__WHAT TO DO__. Return each line of the data below verbatim; pictures are to be left out.

· · ·

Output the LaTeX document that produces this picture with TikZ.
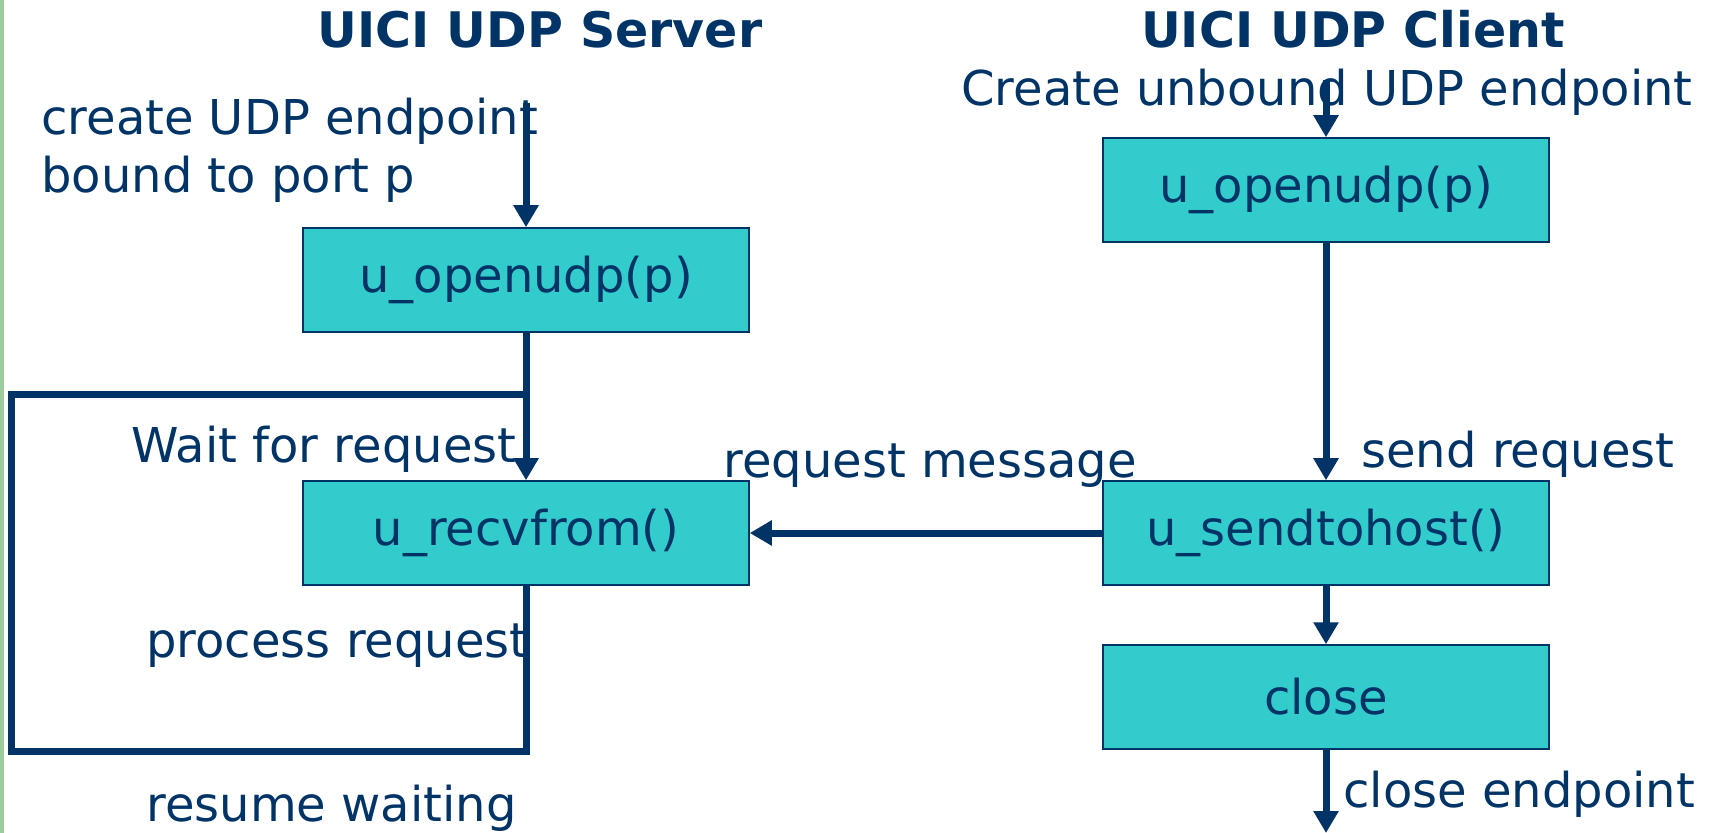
\documentclass[tikz,border=0pt]{standalone}
\usepackage{fontspec}
\setmainfont{DejaVu Sans}
\usetikzlibrary{arrows.meta}

\definecolor{navy}{HTML}{003366}
\definecolor{turq}{HTML}{33CCCC}
\definecolor{slidegreen}{HTML}{9CCC9C}

\tikzset{
  callbox/.style={draw=navy, line width=0.75pt, fill=turq, text=navy,
    minimum width=223pt, minimum height=52pt, inner sep=0pt,
    font=\fontsize{24}{29}\selectfont},
  lbl/.style={text=navy, inner sep=0pt, anchor=base west,
    font=\fontsize{24}{29}\selectfont},
  heading/.style={text=navy, inner sep=0pt, anchor=base,
    font=\fontsize{24.5}{29}\selectfont\bfseries},
  flow/.style={draw=navy, line width=3.5pt,
    -{Triangle[length=11pt,width=12pt]}},
  loopline/.style={draw=navy, line width=3.5pt, line join=miter}
}

\begin{document}
\begin{tikzpicture}[x=0.5pt,y=-0.5pt]
   \useasboundingbox (0,0) rectangle (1711,833);
   \fill[slidegreen] (0,0) rectangle (4,833);

   % server side
   \node[heading] (stitle) at (540,48) {UICI UDP Server};
   \node[lbl, align=left] (screate) at (41,193)
   {create UDP endpoint\\bound to port p};
   \node[callbox] (sopen) at (526,280) {u\_openudp(p)};
   \node[callbox] (srecv) at (526,533) {u\_recvfrom()};
   \node[lbl] (swait) at (131,463) {Wait for request};
   \node[lbl] (sproc) at (146,657) {process request};
   \node[lbl] (sresume) at (146,821) {resume waiting};

   \coordinate (sin) at (526,103);
   \draw[flow] (sin) -- (sopen);
   \draw[flow] (sopen) -- (srecv);
   \draw[loopline] (srecv.south) -- (526,751) -- (11,751)
   -- (11,395) -- (529,395);

   % client side
   \node[heading] (ctitle) at (1353,48) {UICI UDP Client};
   \node[lbl] (ccreate) at (961,106) {Create unbound UDP endpoint};
   \node[callbox] (copen) at (1326,190) {u\_openudp(p)};
   \node[callbox] (csend) at (1326,533) {u\_sendtohost()};
   \node[callbox] (cclose) at (1326,697) {close};
   \node[lbl] (csendlbl) at (1361,467) {send request};
   \node[lbl] (cclosed) at (1343,807) {close endpoint};

   \coordinate (cin) at (1326,80);
   \coordinate (cend) at (1326,833);
   \draw[flow] (cin) -- (copen);
   \draw[flow] (copen) -- (csend);
   \draw[flow] (csend) -- (cclose);
   \draw[flow] (cclose) -- (cend);

   % message between them
   \node[lbl] (msg) at (723,478) {request message};
   \draw[flow] (csend) -- (srecv);
\end{tikzpicture}
\end{document}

· · ·

__OUTPUT BELOW__.
Output the LaTeX document that produces this picture with TikZ.
\documentclass[tikz,border=0pt]{standalone}
\usepackage{fontspec}
\setmainfont{DejaVu Sans}
\usetikzlibrary{arrows.meta}

\definecolor{navy}{HTML}{003366}
\definecolor{turq}{HTML}{33CCCC}
\definecolor{slidegreen}{HTML}{9CCC9C}

\tikzset{
  callbox/.style={draw=navy, line width=0.75pt, fill=turq, text=navy,
    minimum width=223pt, minimum height=52pt, inner sep=0pt,
    font=\fontsize{24}{29}\selectfont},
  lbl/.style={text=navy, inner sep=0pt, anchor=base west,
    font=\fontsize{24}{29}\selectfont},
  heading/.style={text=navy, inner sep=0pt, anchor=base,
    font=\fontsize{24.5}{29}\selectfont\bfseries},
  flow/.style={draw=navy, line width=3.5pt,
    -{Triangle[length=11pt,width=12pt]}},
  loopline/.style={draw=navy, line width=3.5pt, line join=miter}
}

\begin{document}
\begin{tikzpicture}[x=0.5pt,y=-0.5pt]
   \useasboundingbox (0,0) rectangle (1711,833);
   \fill[slidegreen] (0,0) rectangle (4,833);

   % server side
   \node[heading] (stitle) at (540,48) {UICI UDP Server};
   \node[lbl, align=left] (screate) at (41,193)
   {create UDP endpoint\\bound to port p};
   \node[callbox] (sopen) at (526,280) {u\_openudp(p)};
   \node[callbox] (srecv) at (526,533) {u\_recvfrom()};
   \node[lbl] (swait) at (131,463) {Wait for request};
   \node[lbl] (sproc) at (146,657) {process request};
   \node[lbl] (sresume) at (146,821) {resume waiting};

   \coordinate (sin) at (526,103);
   \draw[flow] (sin) -- (sopen);
   \draw[flow] (sopen) -- (srecv);
   \draw[loopline] (srecv.south) -- (526,751) -- (11,751)
   -- (11,395) -- (529,395);

   % client side
   \node[heading] (ctitle) at (1353,48) {UICI UDP Client};
   \node[lbl] (ccreate) at (961,106) {Create unbound UDP endpoint};
   \node[callbox] (copen) at (1326,190) {u\_openudp(p)};
   \node[callbox] (csend) at (1326,533) {u\_sendtohost()};
   \node[callbox] (cclose) at (1326,697) {close};
   \node[lbl] (csendlbl) at (1361,467) {send request};
   \node[lbl] (cclosed) at (1343,807) {close endpoint};

   \coordinate (cin) at (1326,80);
   \coordinate (cend) at (1326,833);
   \draw[flow] (cin) -- (copen);
   \draw[flow] (copen) -- (csend);
   \draw[flow] (csend) -- (cclose);
   \draw[flow] (cclose) -- (cend);

   % message between them
   \node[lbl] (msg) at (723,478) {request message};
   \draw[flow] (csend) -- (srecv);
\end{tikzpicture}
\end{document}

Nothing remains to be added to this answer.